Something is coming, says Jesus, that is beyond normal. Something is
coming that will leave normal in the dust. Something is coming that will make you forget normal quicker than you forgot the
formulas of high school trigonometry.
A new age is coming, a new world, a new creation. A new Jerusalem is coming.
And that city will be just like we pictured it: full of the glory of the Lord! Our vision will not be clouded and blocked
by corruption and injustice.
After Bruce Willis and Will Smith save the world, everybody has a big party
and goes back to the old world of minimum wage jobs and broken marriages, predatory oil prices and global warming.
But after Jesus Christ saves the world, things are very different.
For Christ comes to bring the world, and all its people, back home to our truest, deepest, and best nature. He comes to unite
us to each other, abolishing our antagonisms and competitions. He comes to unite us to the Earth, and restore us to our blessed
place in the blessed creation. He comes to reconnect us to our own true selves, giving us back the lives we had lost and rejected.
And he comes to reconcile us to God, our Maker, the One "who is everywhere and who fills all things," from whom comes all
good, the Source of life, and the dispenser of all blessing. He comes to be our life and the life of the whole world.

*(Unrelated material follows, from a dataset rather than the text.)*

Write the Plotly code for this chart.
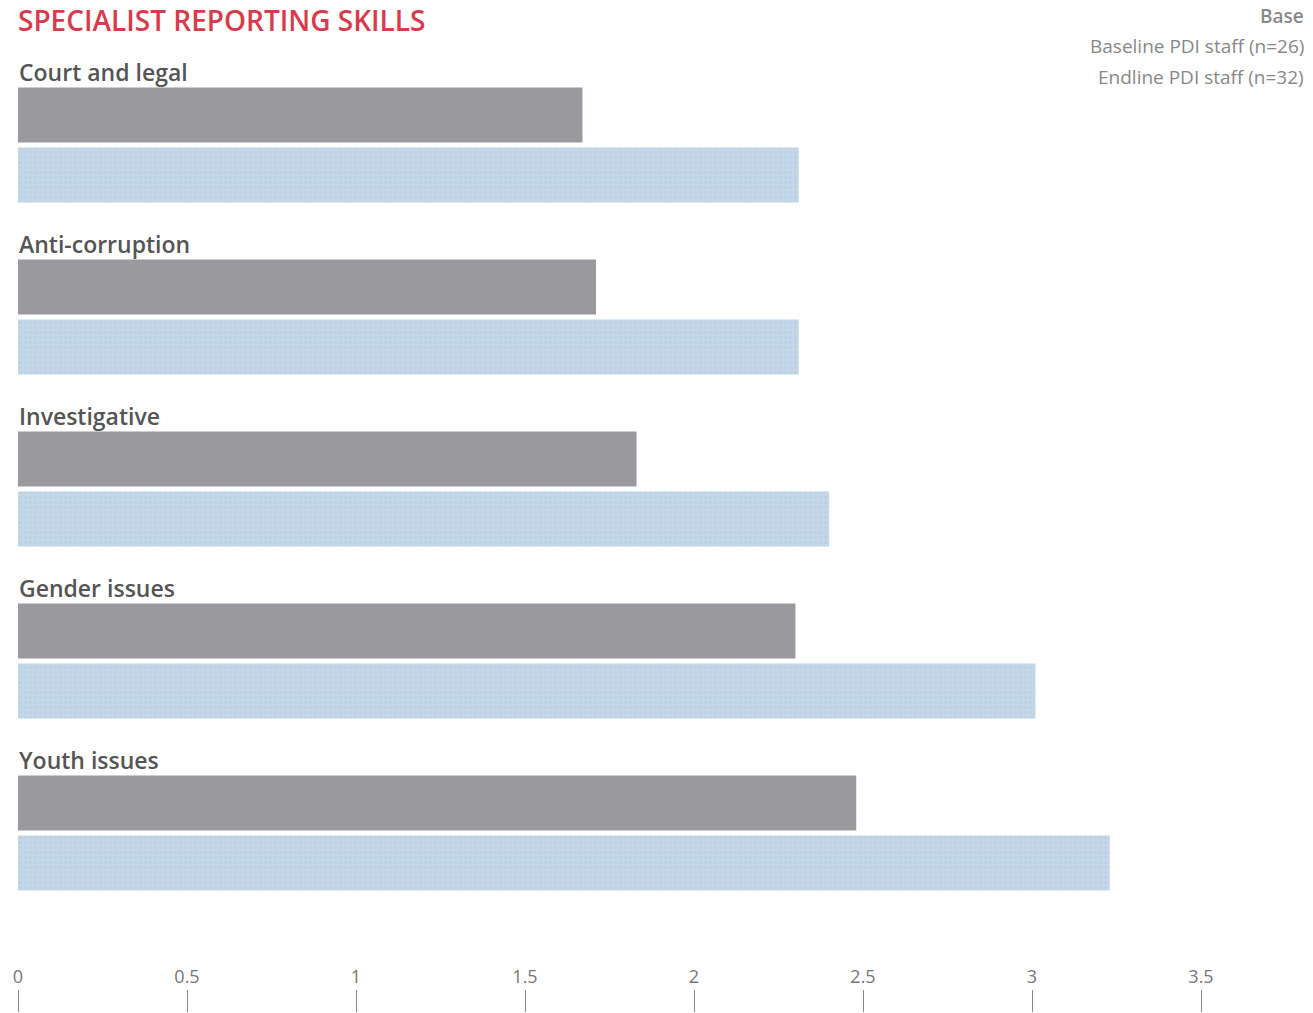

For remember that when Jesus looks at the grand and glorious Temple and predicts
its destruction, he also refers to himself. In the next chapter of Mark’s gospel, Jesus is arrested. And he, the true
Temple, is executed. That’s the Temple that gets destroyed before the Temple of stone and mortar.
But after three days Jesus rises again, and he becomes the Temple not made
with human hands, always available to us in heaven, which is to say, everywhere. So that nothing in all creation now can ever
separate us from God’s love in Jesus Christ.